De l'autre coté de la barre, l'avocate du conseil départemental du Tarn et des collectivités tarnaises concernées par le tracé tient à souligner que les 160.000 habitants du bassin de Castres-Mazamet attendent une reprise rapide du chantier. « Notre système juridique ne prône pas la décroissance », lance Me Courrèges. La région Occitanie a elle aussi fait entendre sa voix pour la première fois devant des juges. Venu de Dordogne où il défendait le projet de déviation de Beynac, contesté jusque devant le Conseil d'Etat au nom de la défense du paysage et du patrimoine, Me Heymans file la métaphore ferroviaire : l'autoroute serait le meilleur moyen de raccrocher « le wagon » de Castres-Mazamet à la « locomotive » économique de la métropole toulousaine.

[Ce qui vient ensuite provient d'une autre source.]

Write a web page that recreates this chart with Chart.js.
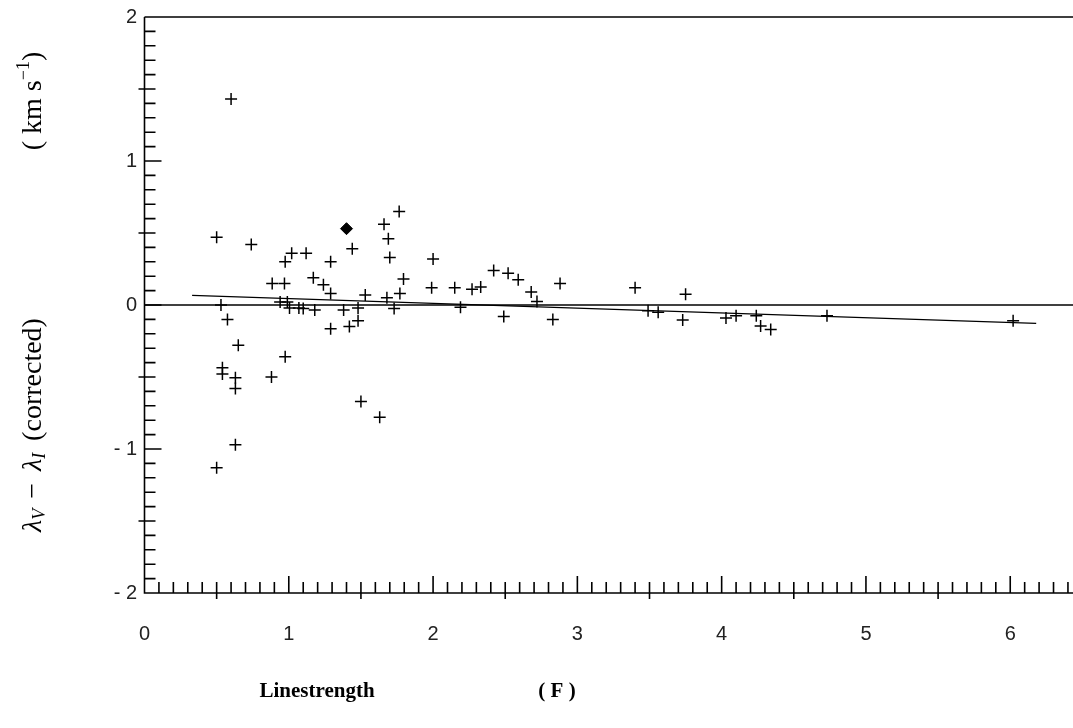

Un concessionnaire au bord de la faillite ?

Les défenseurs du concessionnaire, Atosca, et de la principale entreprise de travaux publics engagée sur le chantier ont profité de l'occasion pour faire valoir la situation financière délicate de leurs clients depuis l'arrêt brutal des engins de terrassement. L'avocat d'Atosca agite même le spectre d'une cessation de paiement. L'entreprise Guintoli a procédé à 87 licenciements, dénoncé 127 contrats d'intérim et 67 contrats avec des sous-traitants. Le préjudice financier est estimé à plus de 7 millions d'euros et la seule sécurisation du chantier aurait déjà coûté entre 17 et 19 millions d'euros. Des chiffres relativisés par les avocates de la défense. L'associée de Me Terrasse fait mention du chiffre d'affaire annuel de l'entreprise pour démontrer que le groupe aurait les reins assez solides pour combler les pertes d'Atosca. Le rapporteur public lui même a considéré que les sommes avancées par les constructeurs étaient « surestimées ».

L'avocat des Autoroutes du Sud de la France préfère jouer profil bas. La filiale du groupe Vinci est chargé d'élargir la portion d'autoroute de 7kms déjà existante pour faire la jonction avec l'A68 (Toulouse-Albi). Il en profite pour démonter l'argument du rapporteur public sur la sécurité routière en soulignant la spécificité du petit tronçon de l'A680 en Haute-Garonne, « bien plus dangereuse » depuis l'arrêt des travaux : les automobilistes ne respectent pas la limitation à 70 km/h sur l'autoroute en chantier, resté ouverte à la circulation.

Les spécialistes des chantiers soulignent que même si la cour d'appel suivait les recommandations du rapporteur public, les travaux ne pourront pas reprendre avant « deux ou trois mois ». Les juristes vont valoir que les magistrats n'ont aucun pouvoir « d'homologation » du chantier : si la cour accorde le sursis à exécution demandé, c'est bien l'Etat qui devra donner le feu vert à la reprise des travaux. D'ici-là, les députés devront à leur tour se déterminer le 2 juin sur le projet de loi de « régularisation » adopté la semaine dernière au Sénat. « Nous privilégions la voie judiciaire » a tenu à préciser devant les magistrats le juriste du ministère de la Transition Ecologique, venu défendre cet autre contre-feu face à un jugement considéré comme « une anomalie ». Le président, Bernard Chabert, a indiqué que la cour rendrait son avis le 28 mai  « au plus tôt ».